Il deputato ha deciso di fare una diretta su Facebook: «Quello con la Libia è un accordo di esternalizzazione delle frontiere. Le convenzioni ci vietano di respingere i migranti, ma se ci accordiamo con la Guardia costiera libica loro lo possono fare senza rispettare alcuna convenzione. Questo è quello che succede». 

L’appello delle Ong

Fino all’ultimo c’è chi ancora spera. Le Ong hanno avviato da giorni il conto alla rovescia fino al voto della Camera. La richiesta è non solo di bloccare i finanziamenti alla operazioni ma anche di revisionare i patti con la Libia.

 

Da Open Arms a Medici Senza Frontiere, con l’appoggio dell’associazione che tutela i diritti umani, Amnesty International, hanno organizzato per mercoledì pomeriggio un sit-in davanti a Montecitorio. I manifestanti si benderanno gli occhi in segno di protesta.

Nell’appello si legge:

«NO al rinnovo della missione in Libia e alla prosecuzione della cooperazione con le autorità libiche senza garanzie concrete sulla protezione dei diritti umani di persone migranti e rifugiate;
NO al sostegno e alla collaborazione con la "Guardia costiera libica" finalizzato al respingimento forzato in Libia delle persone intercettate in mare;
SI all'evacuazione immediata delle persone rinchiuse nei centri di detenzione libici e all’estensione dei canali di ingresso regolari per persone migranti e rifugiate;
SI al ripristino di un sistema istituzionale di ricerca e soccorso nel Mediterraneo centrale e al riconoscimento del ruolo essenziale svolto dalle ONG per la salvaguardia della vita in mare.

Non chiudiamo gli occhi di fronte alle barbarie».
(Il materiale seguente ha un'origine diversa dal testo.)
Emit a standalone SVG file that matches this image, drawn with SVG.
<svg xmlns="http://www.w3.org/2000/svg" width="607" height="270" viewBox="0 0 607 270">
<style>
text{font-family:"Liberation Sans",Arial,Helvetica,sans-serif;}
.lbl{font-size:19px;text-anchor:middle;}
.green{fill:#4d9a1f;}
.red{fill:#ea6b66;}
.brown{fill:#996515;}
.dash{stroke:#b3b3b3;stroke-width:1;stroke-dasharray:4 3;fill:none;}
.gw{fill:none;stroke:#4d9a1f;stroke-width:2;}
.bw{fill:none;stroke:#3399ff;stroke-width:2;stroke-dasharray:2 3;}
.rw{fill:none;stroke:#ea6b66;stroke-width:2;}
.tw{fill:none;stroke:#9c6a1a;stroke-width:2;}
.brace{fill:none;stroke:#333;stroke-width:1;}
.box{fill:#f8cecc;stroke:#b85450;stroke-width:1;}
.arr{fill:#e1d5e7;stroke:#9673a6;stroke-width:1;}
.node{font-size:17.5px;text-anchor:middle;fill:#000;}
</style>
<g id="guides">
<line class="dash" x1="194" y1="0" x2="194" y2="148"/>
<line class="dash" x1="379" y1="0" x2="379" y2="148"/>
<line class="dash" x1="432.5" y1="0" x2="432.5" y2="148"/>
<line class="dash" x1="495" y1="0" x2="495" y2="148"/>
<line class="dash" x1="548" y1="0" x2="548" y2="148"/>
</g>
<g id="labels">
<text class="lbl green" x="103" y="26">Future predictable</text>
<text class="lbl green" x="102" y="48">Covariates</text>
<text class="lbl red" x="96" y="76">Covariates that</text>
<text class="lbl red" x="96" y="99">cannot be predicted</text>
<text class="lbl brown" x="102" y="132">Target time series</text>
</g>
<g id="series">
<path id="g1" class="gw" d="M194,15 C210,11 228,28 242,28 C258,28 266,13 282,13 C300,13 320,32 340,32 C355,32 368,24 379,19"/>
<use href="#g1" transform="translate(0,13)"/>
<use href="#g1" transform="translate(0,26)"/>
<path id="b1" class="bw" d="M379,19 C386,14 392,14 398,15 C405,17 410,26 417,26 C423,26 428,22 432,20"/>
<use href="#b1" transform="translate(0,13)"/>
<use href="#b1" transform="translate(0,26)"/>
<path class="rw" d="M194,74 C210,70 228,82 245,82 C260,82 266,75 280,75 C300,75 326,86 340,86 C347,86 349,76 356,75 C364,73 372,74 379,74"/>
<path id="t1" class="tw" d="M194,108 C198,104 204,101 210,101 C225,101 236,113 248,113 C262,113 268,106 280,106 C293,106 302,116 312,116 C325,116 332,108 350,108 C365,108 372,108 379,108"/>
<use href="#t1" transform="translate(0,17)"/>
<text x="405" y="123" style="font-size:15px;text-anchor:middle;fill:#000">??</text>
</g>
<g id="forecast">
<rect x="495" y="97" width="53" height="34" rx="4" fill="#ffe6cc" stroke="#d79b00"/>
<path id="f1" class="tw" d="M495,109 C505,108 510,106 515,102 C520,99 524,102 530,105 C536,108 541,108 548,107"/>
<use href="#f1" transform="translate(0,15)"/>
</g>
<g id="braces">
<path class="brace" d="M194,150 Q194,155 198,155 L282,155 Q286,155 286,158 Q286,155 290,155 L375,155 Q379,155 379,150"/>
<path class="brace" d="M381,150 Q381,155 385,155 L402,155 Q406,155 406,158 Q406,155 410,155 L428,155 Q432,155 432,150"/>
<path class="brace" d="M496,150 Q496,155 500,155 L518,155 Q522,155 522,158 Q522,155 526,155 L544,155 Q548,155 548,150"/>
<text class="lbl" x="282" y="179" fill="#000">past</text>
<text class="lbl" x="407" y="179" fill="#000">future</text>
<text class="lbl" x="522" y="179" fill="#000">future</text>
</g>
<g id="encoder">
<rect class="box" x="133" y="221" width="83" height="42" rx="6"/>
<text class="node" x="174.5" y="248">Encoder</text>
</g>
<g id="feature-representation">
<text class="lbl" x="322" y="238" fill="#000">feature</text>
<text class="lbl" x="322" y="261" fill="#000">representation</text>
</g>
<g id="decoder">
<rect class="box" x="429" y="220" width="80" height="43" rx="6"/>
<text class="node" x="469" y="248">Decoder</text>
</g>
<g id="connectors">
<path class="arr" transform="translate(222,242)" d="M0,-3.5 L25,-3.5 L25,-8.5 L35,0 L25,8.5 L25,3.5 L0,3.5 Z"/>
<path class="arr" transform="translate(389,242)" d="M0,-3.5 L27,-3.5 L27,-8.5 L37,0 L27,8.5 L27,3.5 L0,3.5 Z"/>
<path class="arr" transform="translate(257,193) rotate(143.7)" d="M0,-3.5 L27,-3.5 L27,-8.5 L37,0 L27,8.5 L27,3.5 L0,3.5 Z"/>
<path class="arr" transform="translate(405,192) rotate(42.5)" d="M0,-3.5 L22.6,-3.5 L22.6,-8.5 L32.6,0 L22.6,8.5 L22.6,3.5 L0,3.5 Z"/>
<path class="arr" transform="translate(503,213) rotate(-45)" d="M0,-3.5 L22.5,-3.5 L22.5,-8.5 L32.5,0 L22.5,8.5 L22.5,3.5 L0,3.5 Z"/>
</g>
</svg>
Medici senza frontiere, ha ricordato che «intanto in Libia migranti e rifugiati continuano ad essere sistematicamente esposti al rischio di detenzione arbitraria e ad altri gravi abusi dei loro diritti». Di recente la Ong ha dovuto lasciare Tripoli: «Nei centri di detenzione, in cui vengono trattenuti illegalmente e a tempo indeterminato immediatamente dopo l’intercettazione in mare e lo sbarco in Libia, le condizioni di vita continuano ad essere disumane. Il numero delle persone detenute è cresciuto significativamente negli ultimi mesi, mentre continuano a venire documentati casi di torture, violenze sessuali e sfruttamento».

Alla base di tutto questo, gli accordi con la Libia del 2017. Per loro vanno cambiati subito: «A partire dalla firma del Memorandum d’Intesa siglato con l’allora Governo di Accordo Nazionale nel febbraio 2017, l’Italia ha svolto un ruolo chiave nell’ideazione e nell’attuazione delle politiche di contenimento dei flussi migratori».

L’Italia, concludono, non è innocente: «Si è resa corresponsabile per le violazioni e gli abusi commessi in Libia. In una memoria firmata anche da Human Rights Watch e trasmessa a Deputati e Senatori membri delle commissioni interessate, le organizzazioni hanno ribadito l’urgenza di modificare i termini della cooperazione con la Libia».